#### [Short task]
Repeat all of the material below exactly as written, images excluded.
_ _ _ _ _ _ _
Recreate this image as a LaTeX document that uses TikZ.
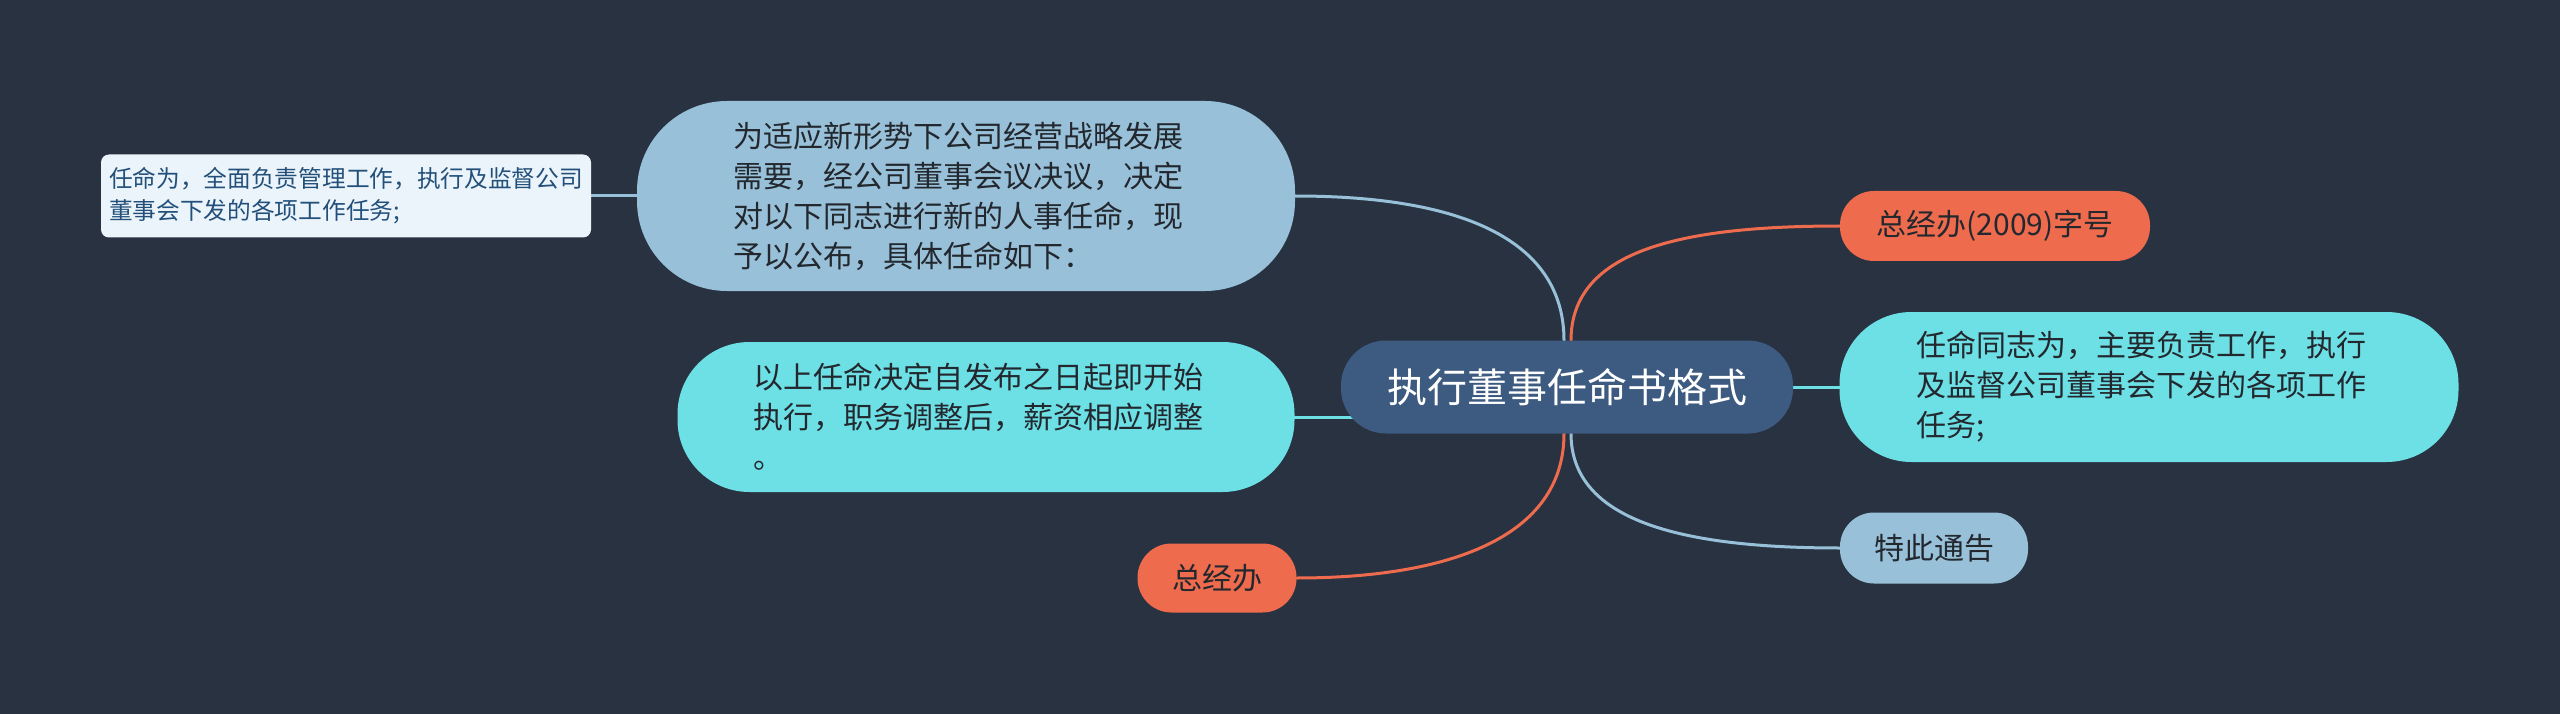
\documentclass[tikz,border=0pt]{standalone}
\usepackage{fontspec}
\setmainfont{Noto Sans CJK SC}
\usetikzlibrary{backgrounds}
\pgfdeclarelayer{edges}
\pgfsetlayers{background,edges,main}
\definecolor{bgc}{HTML}{293241}
\definecolor{mainc}{HTML}{3D5A80}
\definecolor{lblue}{HTML}{98C1D9}
\definecolor{cyanc}{HTML}{6DE0E5}
\definecolor{orangec}{HTML}{EE6C4D}
\definecolor{paper}{HTML}{EBF4FA}
\definecolor{darktext}{HTML}{23272E}
\definecolor{bluetext}{HTML}{23507A}
\tikzset{
  nodebase/.style={draw=none, inner sep=0pt, outer sep=0pt, align=left, text=darktext},
  pillbig/.style={nodebase, font=\fontsize{30}{40}\selectfont, text width=466pt},
  pillsmall/.style={nodebase, font=\fontsize{30}{39}\selectfont, align=center},
  link/.style={line width=3pt, line cap=round},
}
\begin{document}
\begin{tikzpicture}[x=1pt,y=-1pt]
\begin{pgfonlayer}{background}
  \fill[bgc] (0,0) rectangle (2560,714);
\end{pgfonlayer}
\useasboundingbox (0,0) rectangle (2560,714);

% central
\node[nodebase, fill=mainc, rounded corners=45pt, minimum width=452pt, minimum height=93pt,
      font=\fontsize{40}{48}\selectfont, text=white, align=center] (c) at (1567,387) {执行董事任命书格式};

% top-left big node
\node[pillbig, fill=lblue, rounded corners=90pt, minimum width=658pt, minimum height=190pt] (big) at (966,196)
  {为适应新形势下公司经营战略发展\\需要，经公司董事会议决议，决定\\对以下同志进行新的人事任命，现\\予以公布，具体任命如下：};

% far-left small box
\node[nodebase, fill=paper, rounded corners=8pt, minimum width=490pt, minimum height=83pt,
      text width=474pt, text=bluetext, font=\fontsize{23.7}{32}\selectfont] (small) at (346,196)
  {任命为，全面负责管理工作，执行及监督公司\\董事会下发的各项工作任务;};

% middle-left cyan node
\node[pillbig, fill=cyanc, rounded corners=72pt, minimum width=617pt, minimum height=150pt] (cl) at (986,417)
  {以上任命决定自发布之日起即开始\\执行，职务调整后，薪资相应调整\\。};

% bottom-left orange
\node[pillsmall, fill=orangec, rounded corners=34pt, minimum width=159pt, minimum height=69pt] (o2) at (1217,578) {总经办};

% right orange
\node[pillsmall, fill=orangec, rounded corners=34pt, minimum width=310pt, minimum height=70pt] (o1) at (1995,226) {总经办(2009)字号};

% right cyan
\node[pillbig, fill=cyanc, rounded corners=72pt, minimum width=619pt, minimum height=150pt] (cr) at (2149,387)
  {任命同志为，主要负责工作，执行\\及监督公司董事会下发的各项工作\\任务;};

% right light blue
\node[pillsmall, fill=lblue, rounded corners=34pt, minimum width=188pt, minimum height=71pt] (t) at (1934,548) {特此通告};

\begin{pgfonlayer}{edges}
  \draw[link, lblue] ([xshift=-3pt]c.north) .. controls +(0,-91) and +(185,0) .. (big.east);
  \draw[link, orangec] ([xshift=4pt]c.north) .. controls +(0,-90) and +(-160,0) .. (o1.west);
  \draw[link, lblue] ([xshift=4pt]c.south) .. controls +(0,87) and +(-160,0) .. (t.west);
  \draw[link, orangec] ([xshift=-3pt]c.south) .. controls +(0,105) and +(150,0) .. (o2.east);
  \draw[link, lblue] (small.east) -- (big.west);
  \draw[link, cyanc] (cl.east) -- ([xshift=30pt]cl.east -| c.west);
  \draw[link, cyanc] (c.east) -- (cr.west);
\end{pgfonlayer}
\end{tikzpicture}
\end{document}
_ _ _ _ _ _ _
#### [Worked solution]
Recreate this image as a LaTeX document that uses TikZ.
\documentclass[tikz,border=0pt]{standalone}
\usepackage{fontspec}
\setmainfont{Noto Sans CJK SC}
\usetikzlibrary{backgrounds}
\pgfdeclarelayer{edges}
\pgfsetlayers{background,edges,main}
\definecolor{bgc}{HTML}{293241}
\definecolor{mainc}{HTML}{3D5A80}
\definecolor{lblue}{HTML}{98C1D9}
\definecolor{cyanc}{HTML}{6DE0E5}
\definecolor{orangec}{HTML}{EE6C4D}
\definecolor{paper}{HTML}{EBF4FA}
\definecolor{darktext}{HTML}{23272E}
\definecolor{bluetext}{HTML}{23507A}
\tikzset{
  nodebase/.style={draw=none, inner sep=0pt, outer sep=0pt, align=left, text=darktext},
  pillbig/.style={nodebase, font=\fontsize{30}{40}\selectfont, text width=466pt},
  pillsmall/.style={nodebase, font=\fontsize{30}{39}\selectfont, align=center},
  link/.style={line width=3pt, line cap=round},
}
\begin{document}
\begin{tikzpicture}[x=1pt,y=-1pt]
\begin{pgfonlayer}{background}
  \fill[bgc] (0,0) rectangle (2560,714);
\end{pgfonlayer}
\useasboundingbox (0,0) rectangle (2560,714);

% central
\node[nodebase, fill=mainc, rounded corners=45pt, minimum width=452pt, minimum height=93pt,
      font=\fontsize{40}{48}\selectfont, text=white, align=center] (c) at (1567,387) {执行董事任命书格式};

% top-left big node
\node[pillbig, fill=lblue, rounded corners=90pt, minimum width=658pt, minimum height=190pt] (big) at (966,196)
  {为适应新形势下公司经营战略发展\\需要，经公司董事会议决议，决定\\对以下同志进行新的人事任命，现\\予以公布，具体任命如下：};

% far-left small box
\node[nodebase, fill=paper, rounded corners=8pt, minimum width=490pt, minimum height=83pt,
      text width=474pt, text=bluetext, font=\fontsize{23.7}{32}\selectfont] (small) at (346,196)
  {任命为，全面负责管理工作，执行及监督公司\\董事会下发的各项工作任务;};

% middle-left cyan node
\node[pillbig, fill=cyanc, rounded corners=72pt, minimum width=617pt, minimum height=150pt] (cl) at (986,417)
  {以上任命决定自发布之日起即开始\\执行，职务调整后，薪资相应调整\\。};

% bottom-left orange
\node[pillsmall, fill=orangec, rounded corners=34pt, minimum width=159pt, minimum height=69pt] (o2) at (1217,578) {总经办};

% right orange
\node[pillsmall, fill=orangec, rounded corners=34pt, minimum width=310pt, minimum height=70pt] (o1) at (1995,226) {总经办(2009)字号};

% right cyan
\node[pillbig, fill=cyanc, rounded corners=72pt, minimum width=619pt, minimum height=150pt] (cr) at (2149,387)
  {任命同志为，主要负责工作，执行\\及监督公司董事会下发的各项工作\\任务;};

% right light blue
\node[pillsmall, fill=lblue, rounded corners=34pt, minimum width=188pt, minimum height=71pt] (t) at (1934,548) {特此通告};

\begin{pgfonlayer}{edges}
  \draw[link, lblue] ([xshift=-3pt]c.north) .. controls +(0,-91) and +(185,0) .. (big.east);
  \draw[link, orangec] ([xshift=4pt]c.north) .. controls +(0,-90) and +(-160,0) .. (o1.west);
  \draw[link, lblue] ([xshift=4pt]c.south) .. controls +(0,87) and +(-160,0) .. (t.west);
  \draw[link, orangec] ([xshift=-3pt]c.south) .. controls +(0,105) and +(150,0) .. (o2.east);
  \draw[link, lblue] (small.east) -- (big.west);
  \draw[link, cyanc] (cl.east) -- ([xshift=30pt]cl.east -| c.west);
  \draw[link, cyanc] (c.east) -- (cr.west);
\end{pgfonlayer}
\end{tikzpicture}
\end{document}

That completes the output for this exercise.